I FATTI - A Garrisi e agli altri membri del board veniva contestata l'omessa dichiarazione di ricavi complessivi del periodo compreso tra il 2008 e il 2012, per un totale di circa 205mila euro, con imposta evasa quantificata in circa 56,3 milioni di euro, con conseguente superamento della soglia di legge. Secondo la Procura della Repubblica di Roma ricorrente, l'ordinanza del Tribunale del Riesame capitolino (di annullamento del sequestro), non avrebbe fatto corretta applicazione della normativa fiscale penale che regolamenta il pagamento delle imposte da parte di soggetti fiscalmente non residenti nel nostro Stato ove ad essi si riconosca una presenza sul territorio qualificata, che la normativa ha definito come "stabile organizzazione" dichiarata o anche solo "occulta". Dalla ricostruzione accusatoria è emerso che oltre venti manager, sotto l'egida del direttore commerciale della Stanley International Betting Ltd, hanno esercitato un controllo penetrante e continuo assicurando la massimizzazione della loro produttività e redditività nel solco delle scelte strategiche della casa madre. Il Tribunale cautelare, osservava la Procura, si è limitato ad ascrivere l'attività tanto dei manager quanto dei Ctd ad un'attività "preparatoria" rispetto a quella svolta dalla casa madre. Si sarebbe pertanto configurata, da parte del Tribunale, una errata applicazione delle norme dell'art. 5 della convenzione Ocse sulla doppia imposizione e dell'art. 162 Tuir.

LA DECISIONE DELLA CORTE - La Suprema Corte, nel respingere il ricorso, ha rilevato la congruità della motivazione con la quale non sono stati ravvisati i tratti distintivi di una stabile organizzazione nell'attività del Gruppo Stanley in Italia, mancando una sede fissa di affari strumentalmente connessa all'esercizio dell'impresa estera e dotata di idoneità produttiva. Il solo dato formale costituito dalla presenza sul territorio nazionale di manager o dei Ctd, sprovvisti di idoneità produttiva (attesa la loro funzione di mero supporto tecnico e l'assenza di autonomia organizzativa e gestionale) non è sufficiente, afferma la Corte, a radicare il collegamento e a far ritenere che in Italia possa ritenersi localizzato l'oggetto principale del Gruppo Stanley.
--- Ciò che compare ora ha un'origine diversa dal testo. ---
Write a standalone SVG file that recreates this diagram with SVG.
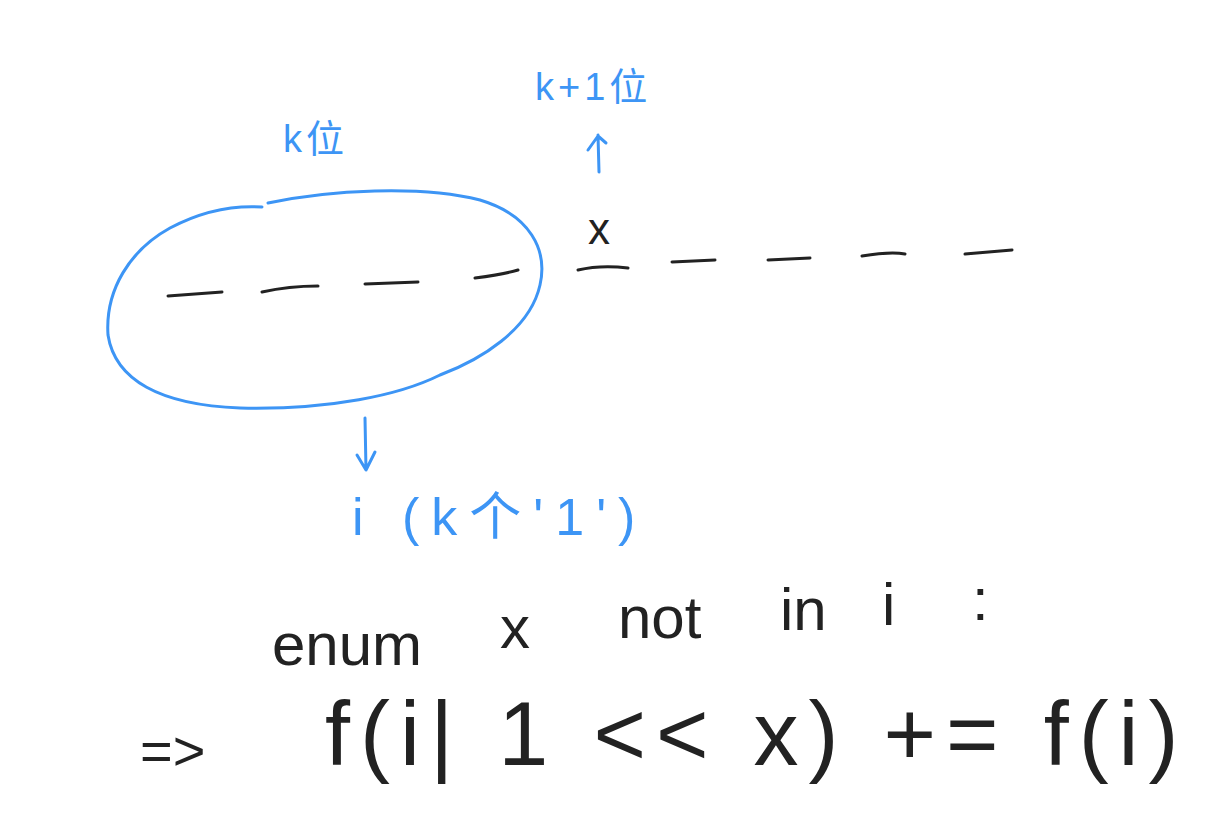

L'attività di gestione della piattaforma di gioco non è in alcun modo svolta in Italia, osserva la Corte, e la presenza di figure manageriali, unitamente all'attività dei Ctd, non può certo esaurire la più complessa attività di gestione della suddetta piattaforma che il Gruppo deve necessariamente svolgere per l'esercizio dei giochi on line e che svolge interamente all'estero. Conclusivamente viene ribadito il principio di diritto secondo il quale ai fini della integrazione del reato contestato l'obbligo di presentazione della dichiarazione annuale dei redditi da parte di una società commerciale avente sede legale all'estero ma operante in Italia non sussiste quando la sede della direzione effettiva della società non è sita nel territorio italiano atteso anche quanto previsto dalla norme internazionali contro le doppie imposizioni fiscali.